▶ _YOUR TASK_
Output a verbatim copy of the data, cut off after the line that contains "const riskOsDurvalumab = [88, 81, 79, 71, 20, 0];".

▶ _DATASET EXCERPT_
* start *

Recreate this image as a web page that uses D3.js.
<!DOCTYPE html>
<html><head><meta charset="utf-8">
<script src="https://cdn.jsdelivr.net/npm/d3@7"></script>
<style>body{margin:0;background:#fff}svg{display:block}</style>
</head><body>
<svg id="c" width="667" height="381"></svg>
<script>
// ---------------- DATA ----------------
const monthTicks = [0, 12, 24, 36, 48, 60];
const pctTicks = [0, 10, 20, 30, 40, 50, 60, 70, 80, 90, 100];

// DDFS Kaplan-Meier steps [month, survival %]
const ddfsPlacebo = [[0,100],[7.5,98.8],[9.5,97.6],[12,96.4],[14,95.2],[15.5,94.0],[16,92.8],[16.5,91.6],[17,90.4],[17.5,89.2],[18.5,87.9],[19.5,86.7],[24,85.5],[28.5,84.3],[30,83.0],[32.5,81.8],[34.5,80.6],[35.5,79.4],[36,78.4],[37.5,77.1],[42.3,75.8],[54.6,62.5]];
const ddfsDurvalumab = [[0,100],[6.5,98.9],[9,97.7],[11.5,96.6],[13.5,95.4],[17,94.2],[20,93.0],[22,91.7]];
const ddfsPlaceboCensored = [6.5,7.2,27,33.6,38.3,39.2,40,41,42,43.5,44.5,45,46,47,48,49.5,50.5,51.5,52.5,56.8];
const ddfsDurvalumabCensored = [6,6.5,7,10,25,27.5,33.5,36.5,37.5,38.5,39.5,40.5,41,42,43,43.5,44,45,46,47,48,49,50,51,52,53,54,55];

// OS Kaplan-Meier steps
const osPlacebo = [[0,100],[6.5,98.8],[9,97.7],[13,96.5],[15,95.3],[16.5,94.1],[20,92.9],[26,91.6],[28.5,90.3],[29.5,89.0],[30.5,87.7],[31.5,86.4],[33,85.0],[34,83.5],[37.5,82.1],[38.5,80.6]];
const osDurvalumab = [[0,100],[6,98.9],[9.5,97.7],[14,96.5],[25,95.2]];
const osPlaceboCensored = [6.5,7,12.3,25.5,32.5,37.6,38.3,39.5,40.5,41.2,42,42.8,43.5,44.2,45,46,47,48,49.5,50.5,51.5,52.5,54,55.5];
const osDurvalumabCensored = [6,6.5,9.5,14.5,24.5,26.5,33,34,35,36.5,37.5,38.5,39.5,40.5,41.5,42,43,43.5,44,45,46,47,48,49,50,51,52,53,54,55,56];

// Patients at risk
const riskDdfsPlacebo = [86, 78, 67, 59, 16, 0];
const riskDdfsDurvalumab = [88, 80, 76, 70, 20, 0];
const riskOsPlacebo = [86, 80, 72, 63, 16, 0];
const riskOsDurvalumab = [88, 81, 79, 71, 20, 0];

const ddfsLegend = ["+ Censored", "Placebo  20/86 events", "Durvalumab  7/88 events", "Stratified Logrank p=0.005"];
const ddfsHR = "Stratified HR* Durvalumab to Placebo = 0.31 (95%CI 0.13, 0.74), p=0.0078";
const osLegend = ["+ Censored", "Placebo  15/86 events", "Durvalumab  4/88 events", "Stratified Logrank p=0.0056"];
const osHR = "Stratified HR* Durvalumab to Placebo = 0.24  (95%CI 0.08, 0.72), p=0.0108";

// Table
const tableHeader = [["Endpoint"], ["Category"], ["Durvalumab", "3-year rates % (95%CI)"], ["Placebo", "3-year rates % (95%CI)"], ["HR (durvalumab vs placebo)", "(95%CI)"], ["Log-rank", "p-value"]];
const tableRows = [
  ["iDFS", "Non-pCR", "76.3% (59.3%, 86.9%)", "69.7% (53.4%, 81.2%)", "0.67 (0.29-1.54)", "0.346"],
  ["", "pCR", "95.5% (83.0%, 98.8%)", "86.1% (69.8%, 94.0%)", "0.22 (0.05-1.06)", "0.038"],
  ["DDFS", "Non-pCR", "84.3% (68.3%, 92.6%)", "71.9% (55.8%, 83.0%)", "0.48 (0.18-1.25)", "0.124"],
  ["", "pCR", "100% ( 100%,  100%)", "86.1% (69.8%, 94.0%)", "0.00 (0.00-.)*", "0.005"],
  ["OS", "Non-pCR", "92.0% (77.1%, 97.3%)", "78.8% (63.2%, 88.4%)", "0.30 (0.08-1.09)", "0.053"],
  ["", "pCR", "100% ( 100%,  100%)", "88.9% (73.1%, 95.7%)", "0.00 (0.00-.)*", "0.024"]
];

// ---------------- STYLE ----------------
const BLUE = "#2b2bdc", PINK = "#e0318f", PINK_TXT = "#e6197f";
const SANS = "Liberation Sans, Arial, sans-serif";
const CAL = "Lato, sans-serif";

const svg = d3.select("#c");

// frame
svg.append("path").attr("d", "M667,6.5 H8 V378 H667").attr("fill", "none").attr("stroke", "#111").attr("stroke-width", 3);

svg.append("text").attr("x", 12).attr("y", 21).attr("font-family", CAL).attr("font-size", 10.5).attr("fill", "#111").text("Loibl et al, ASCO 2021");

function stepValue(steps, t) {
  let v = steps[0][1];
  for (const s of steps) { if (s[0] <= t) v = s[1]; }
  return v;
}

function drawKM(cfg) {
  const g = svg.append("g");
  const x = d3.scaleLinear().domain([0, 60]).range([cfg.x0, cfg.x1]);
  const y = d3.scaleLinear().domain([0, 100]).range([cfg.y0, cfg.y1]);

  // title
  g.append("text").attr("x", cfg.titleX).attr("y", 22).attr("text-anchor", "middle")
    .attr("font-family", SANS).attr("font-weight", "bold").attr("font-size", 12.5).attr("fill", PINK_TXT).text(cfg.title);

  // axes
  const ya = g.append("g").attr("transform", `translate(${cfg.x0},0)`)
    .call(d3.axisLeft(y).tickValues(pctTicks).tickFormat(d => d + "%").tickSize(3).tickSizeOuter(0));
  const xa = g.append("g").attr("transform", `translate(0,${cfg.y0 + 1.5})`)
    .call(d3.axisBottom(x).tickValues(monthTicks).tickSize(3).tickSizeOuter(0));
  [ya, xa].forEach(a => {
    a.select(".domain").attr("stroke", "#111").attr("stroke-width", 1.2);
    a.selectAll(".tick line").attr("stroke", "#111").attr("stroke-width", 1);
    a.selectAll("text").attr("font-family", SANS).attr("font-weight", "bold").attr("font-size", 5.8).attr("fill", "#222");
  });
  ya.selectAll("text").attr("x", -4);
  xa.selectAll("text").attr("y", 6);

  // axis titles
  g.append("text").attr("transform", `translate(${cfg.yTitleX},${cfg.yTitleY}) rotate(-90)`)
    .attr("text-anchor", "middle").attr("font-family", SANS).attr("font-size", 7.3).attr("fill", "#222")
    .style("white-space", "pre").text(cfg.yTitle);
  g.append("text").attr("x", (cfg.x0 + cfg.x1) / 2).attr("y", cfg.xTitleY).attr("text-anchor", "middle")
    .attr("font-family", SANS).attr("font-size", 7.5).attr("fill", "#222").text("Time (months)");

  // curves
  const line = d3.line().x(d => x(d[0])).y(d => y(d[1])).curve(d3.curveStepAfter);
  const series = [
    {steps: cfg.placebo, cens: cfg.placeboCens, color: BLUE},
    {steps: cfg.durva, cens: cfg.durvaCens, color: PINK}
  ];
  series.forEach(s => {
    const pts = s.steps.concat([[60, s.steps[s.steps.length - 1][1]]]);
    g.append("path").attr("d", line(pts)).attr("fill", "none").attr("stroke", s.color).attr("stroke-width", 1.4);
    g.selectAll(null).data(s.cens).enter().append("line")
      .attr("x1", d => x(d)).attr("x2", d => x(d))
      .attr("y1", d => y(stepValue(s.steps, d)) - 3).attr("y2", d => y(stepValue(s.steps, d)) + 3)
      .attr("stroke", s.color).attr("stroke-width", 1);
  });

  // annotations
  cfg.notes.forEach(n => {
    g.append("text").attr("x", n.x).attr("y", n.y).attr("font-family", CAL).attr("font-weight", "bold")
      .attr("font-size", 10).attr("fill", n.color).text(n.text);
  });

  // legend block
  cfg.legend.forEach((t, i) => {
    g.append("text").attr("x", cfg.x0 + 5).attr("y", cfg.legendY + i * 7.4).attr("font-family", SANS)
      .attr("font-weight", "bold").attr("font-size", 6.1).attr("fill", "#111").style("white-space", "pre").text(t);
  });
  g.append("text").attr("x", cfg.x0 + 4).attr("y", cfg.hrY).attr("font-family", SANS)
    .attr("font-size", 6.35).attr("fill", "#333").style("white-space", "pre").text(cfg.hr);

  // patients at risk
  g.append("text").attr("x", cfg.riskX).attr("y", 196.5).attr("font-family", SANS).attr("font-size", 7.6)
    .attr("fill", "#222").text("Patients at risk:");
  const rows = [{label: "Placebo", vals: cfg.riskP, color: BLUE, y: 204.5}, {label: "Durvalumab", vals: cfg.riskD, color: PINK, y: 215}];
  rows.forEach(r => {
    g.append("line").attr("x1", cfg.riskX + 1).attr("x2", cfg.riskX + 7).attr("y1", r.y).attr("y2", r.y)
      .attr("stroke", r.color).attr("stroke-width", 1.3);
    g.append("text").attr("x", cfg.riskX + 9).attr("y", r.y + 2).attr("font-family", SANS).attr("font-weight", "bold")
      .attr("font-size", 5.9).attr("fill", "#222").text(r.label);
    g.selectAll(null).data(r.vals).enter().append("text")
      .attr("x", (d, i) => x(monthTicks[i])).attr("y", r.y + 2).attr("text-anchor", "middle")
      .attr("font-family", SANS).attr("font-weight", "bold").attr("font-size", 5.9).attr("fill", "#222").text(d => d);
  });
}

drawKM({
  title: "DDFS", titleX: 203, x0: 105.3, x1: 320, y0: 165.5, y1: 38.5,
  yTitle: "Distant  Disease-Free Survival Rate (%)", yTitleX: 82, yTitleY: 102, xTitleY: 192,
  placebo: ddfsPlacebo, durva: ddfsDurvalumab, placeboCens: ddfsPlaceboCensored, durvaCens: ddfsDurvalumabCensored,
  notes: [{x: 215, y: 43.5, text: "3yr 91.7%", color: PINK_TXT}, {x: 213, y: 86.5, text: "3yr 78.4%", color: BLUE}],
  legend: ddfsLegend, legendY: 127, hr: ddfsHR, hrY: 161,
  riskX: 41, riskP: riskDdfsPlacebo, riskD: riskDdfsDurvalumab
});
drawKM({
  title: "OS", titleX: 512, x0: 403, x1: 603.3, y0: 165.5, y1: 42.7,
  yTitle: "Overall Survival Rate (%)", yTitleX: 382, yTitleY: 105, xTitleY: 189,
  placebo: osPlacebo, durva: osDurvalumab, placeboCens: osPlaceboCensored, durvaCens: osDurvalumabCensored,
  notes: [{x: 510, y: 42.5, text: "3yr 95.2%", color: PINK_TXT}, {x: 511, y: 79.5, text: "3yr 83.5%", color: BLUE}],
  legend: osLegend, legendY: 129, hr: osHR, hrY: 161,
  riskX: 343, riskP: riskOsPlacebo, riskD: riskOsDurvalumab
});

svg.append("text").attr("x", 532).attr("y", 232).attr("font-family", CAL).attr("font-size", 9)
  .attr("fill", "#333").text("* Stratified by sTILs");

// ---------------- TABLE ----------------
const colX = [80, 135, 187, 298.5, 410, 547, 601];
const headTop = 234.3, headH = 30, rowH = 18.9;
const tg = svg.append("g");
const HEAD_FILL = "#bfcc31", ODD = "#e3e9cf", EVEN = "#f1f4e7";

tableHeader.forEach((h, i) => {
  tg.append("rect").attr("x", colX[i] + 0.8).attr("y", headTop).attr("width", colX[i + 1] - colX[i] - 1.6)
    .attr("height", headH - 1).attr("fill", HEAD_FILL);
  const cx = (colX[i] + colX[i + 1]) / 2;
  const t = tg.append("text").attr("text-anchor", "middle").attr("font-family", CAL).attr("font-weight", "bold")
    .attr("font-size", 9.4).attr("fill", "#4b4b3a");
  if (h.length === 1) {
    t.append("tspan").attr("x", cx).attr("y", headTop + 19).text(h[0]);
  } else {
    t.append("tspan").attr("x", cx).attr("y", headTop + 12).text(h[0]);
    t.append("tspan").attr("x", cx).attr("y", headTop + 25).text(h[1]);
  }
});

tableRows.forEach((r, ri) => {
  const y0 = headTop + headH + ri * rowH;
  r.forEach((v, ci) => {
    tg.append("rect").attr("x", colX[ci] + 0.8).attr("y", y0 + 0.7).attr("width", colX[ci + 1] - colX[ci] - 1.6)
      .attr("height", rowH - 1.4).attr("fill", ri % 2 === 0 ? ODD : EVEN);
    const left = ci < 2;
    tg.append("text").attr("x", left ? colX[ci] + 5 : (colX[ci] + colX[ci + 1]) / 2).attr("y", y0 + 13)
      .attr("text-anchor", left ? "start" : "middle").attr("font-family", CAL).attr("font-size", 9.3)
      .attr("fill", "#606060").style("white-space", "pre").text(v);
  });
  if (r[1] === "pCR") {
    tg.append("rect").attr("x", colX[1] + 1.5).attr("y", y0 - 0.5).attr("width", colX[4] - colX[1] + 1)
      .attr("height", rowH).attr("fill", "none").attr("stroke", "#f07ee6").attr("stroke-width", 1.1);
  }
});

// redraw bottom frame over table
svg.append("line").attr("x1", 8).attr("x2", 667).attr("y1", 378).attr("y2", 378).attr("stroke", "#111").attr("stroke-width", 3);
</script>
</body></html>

* end *

▶ _TASK SOLUTION_
Recreate this image as a web page that uses D3.js.
<!DOCTYPE html>
<html><head><meta charset="utf-8">
<script src="https://cdn.jsdelivr.net/npm/d3@7"></script>
<style>body{margin:0;background:#fff}svg{display:block}</style>
</head><body>
<svg id="c" width="667" height="381"></svg>
<script>
// ---------------- DATA ----------------
const monthTicks = [0, 12, 24, 36, 48, 60];
const pctTicks = [0, 10, 20, 30, 40, 50, 60, 70, 80, 90, 100];

// DDFS Kaplan-Meier steps [month, survival %]
const ddfsPlacebo = [[0,100],[7.5,98.8],[9.5,97.6],[12,96.4],[14,95.2],[15.5,94.0],[16,92.8],[16.5,91.6],[17,90.4],[17.5,89.2],[18.5,87.9],[19.5,86.7],[24,85.5],[28.5,84.3],[30,83.0],[32.5,81.8],[34.5,80.6],[35.5,79.4],[36,78.4],[37.5,77.1],[42.3,75.8],[54.6,62.5]];
const ddfsDurvalumab = [[0,100],[6.5,98.9],[9,97.7],[11.5,96.6],[13.5,95.4],[17,94.2],[20,93.0],[22,91.7]];
const ddfsPlaceboCensored = [6.5,7.2,27,33.6,38.3,39.2,40,41,42,43.5,44.5,45,46,47,48,49.5,50.5,51.5,52.5,56.8];
const ddfsDurvalumabCensored = [6,6.5,7,10,25,27.5,33.5,36.5,37.5,38.5,39.5,40.5,41,42,43,43.5,44,45,46,47,48,49,50,51,52,53,54,55];

// OS Kaplan-Meier steps
const osPlacebo = [[0,100],[6.5,98.8],[9,97.7],[13,96.5],[15,95.3],[16.5,94.1],[20,92.9],[26,91.6],[28.5,90.3],[29.5,89.0],[30.5,87.7],[31.5,86.4],[33,85.0],[34,83.5],[37.5,82.1],[38.5,80.6]];
const osDurvalumab = [[0,100],[6,98.9],[9.5,97.7],[14,96.5],[25,95.2]];
const osPlaceboCensored = [6.5,7,12.3,25.5,32.5,37.6,38.3,39.5,40.5,41.2,42,42.8,43.5,44.2,45,46,47,48,49.5,50.5,51.5,52.5,54,55.5];
const osDurvalumabCensored = [6,6.5,9.5,14.5,24.5,26.5,33,34,35,36.5,37.5,38.5,39.5,40.5,41.5,42,43,43.5,44,45,46,47,48,49,50,51,52,53,54,55,56];

// Patients at risk
const riskDdfsPlacebo = [86, 78, 67, 59, 16, 0];
const riskDdfsDurvalumab = [88, 80, 76, 70, 20, 0];
const riskOsPlacebo = [86, 80, 72, 63, 16, 0];
const riskOsDurvalumab = [88, 81, 79, 71, 20, 0];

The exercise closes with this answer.